YBT specimens with larger dimensions ($L$) present an instability instant earlier and respective strain values lower than specimens with smaller dimensions. Therefore, the YBT must be performed with different geometries (different $L$) in order to obtain a formability limit by wrinkling across a wider range of sheet-forming conditions.

Methodology B, originally proposed by the authors, revealed that considering a physical wrinkling trigger allows determining the exact onset of wrinkling, contrary to the conventional methodologies (e.g., Methodology A) for which the onset of wrinkling prediction considers a predefined percentage of the initial thickness of the blank.

5. Conclusions

The YBT has been the most used formability test by the scientific community to determine the formability limits by the wrinkling of sheet material. Its popularity is due to the simple clamping configuration with the kinematics of tensile tests.

A new experimental methodology to determine the onset of wrinkling based on the in-plane minor true strain is validated by comparison with the commonly used experimental methodology, which considers that wrinkling occurs when the wrinkle height reaches a predefined percentage of the initial thickness of the blank.

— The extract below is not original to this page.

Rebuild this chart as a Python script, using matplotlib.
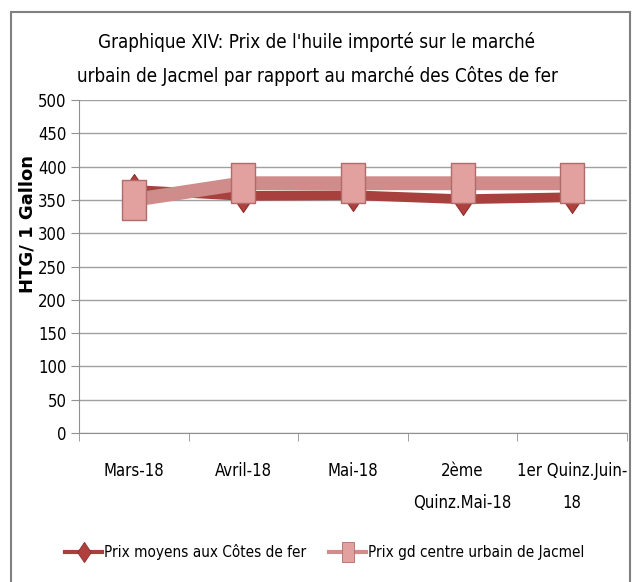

The new experimental methodology revealed an appropriate and more accurate way to determine the WLC for sheet material than the conventional methodology. This is because methodology B is a physically-based methodology built upon the direct analysis of the in-plane minor strain and its strain rate and is not defined by a constant value that may not be the best solution depending on the material and its thickness. Special emphasis must be given to the fact that the minor strain and the minor strain rate behavior are independent of the side to which the wrinkle occurs.

The YBT specimens with larger dimensions have an earlier critical time instant for which wrinkling occurs, and consequently, lower corresponding principal strains. To conclude, to obtain a formability limit by wrinkling valid across a wide range of sheet forming conditions several specimen dimensions should be considered.